Mas, ressalva-se que, para a participação popular acontecer democraticamente, a ação social (individual ou coletiva) não pode ser “induzida” pela manipulação da opinião pública. É preciso aferir se existem mecanismos de usurpação do espaço de ação coletiva ou que a viciem, além de oferecer ao cidadão instrumentos jurídicos efetivos de defesa do direito de participar. A possibilidade de coerção da autoridade pública que se fechar à deliberação ampla das questões sociais precisa ser uma garantia oferecida aos indivíduos em situações privadas, e também à sociedade civil de modo geral. Este é um dos ganhos com a implementação das liberdades civis com a ascensão do Estado de Direito que jamais se pode olvidar nem tampouco dela retirar a tutela estatal. Como dito por Robert Dahl, a democracia efetiva, ou poliarquia, somente existe quando são assegurados, dentre outros pressupostos indicados pelo autor, a liberdade de informação e de participação, além do direito à contestação pública, especialmente das minorias. Parto do pressuposto também de que, para um governo continuar sendo responsivo durante certo tempo, às preferências de seus cidadãos, considerados politicamente iguais, todos os cidadãos plenos devem ter oportunidades plenas:

 

1. De formular suas preferências.

2. De expressar suas preferências a seus concidadãos e ao governo através da ação individual e da coletiva.

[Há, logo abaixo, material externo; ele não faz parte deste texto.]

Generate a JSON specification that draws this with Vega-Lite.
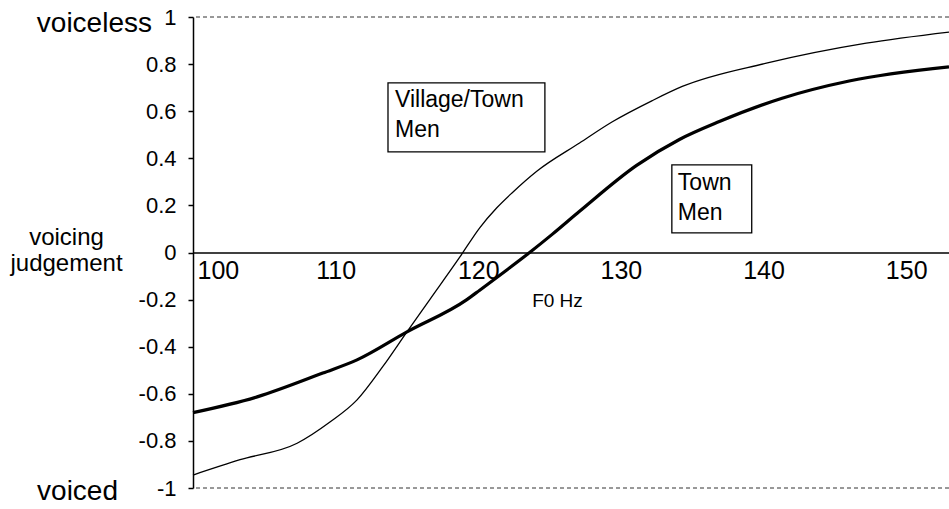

3. De ter suas preferências igualmente consideradas na conduta do governo, ou seja, consideradas sem discriminação decorrente do conteúdo ou da fonte da preferência. (DAHL, 2005, p. 25)

 

No momento em que uma democracia representativa lobbista se superponha à democracia deliberativa, não obstante os defeitos que esta também possua, não serão os objetivos da sociedade – ou de parcela desta, conforme o caso em tela – que estarão sendo buscados, mas, sim, os interesses dos detentores desse poder de manipular.

 

Referências

 

DAHL, Robert Alan. Poliarquia: participação e oposição. Tradução de Celso Mauro Paciornik. São Paulo: EDUSP, 2005.

 

GARGARELLA, Roberto; ALBANESE, Susana; DALLA VIA, Alberto; HERNÁNDEZ, Antonio; SABSAY, Daniel (Orgs.). Derecho Constitucional. Buenos Aires: Editorial Universidad, 2004.

 

MONREAL, Eduardo Novoa. El derecho como obstáculo al cambio social. 13ed. México: Siglo Veintiuno Editores, 1999.

 

PINHO, José Antônio Gomes; SACRAMENTO, Ana Rita Silva. Accountability: já podemos traduzi-la para o português? Revista de Administração Pública, Rio de Janeiro, n. 43, v. 6, p. 1343-1368, nov./dez. de 2009.

 

SILVA E OLIVEIRA, Virgílio Cézar da; PEREIRA, José Roberto; OLIVEIRA, Vânia A. R. de. Os conselhos gestores municipais como instrumentos da democracia deliberativa no Brasil. Cadernos EBAPE.BR,  Escola de Administração Pública e de Empresas da Fundação Getúlio Vargas, Rio de Janeiro,  v. 8,  n. 3, setembro de  2010. P. 422-437.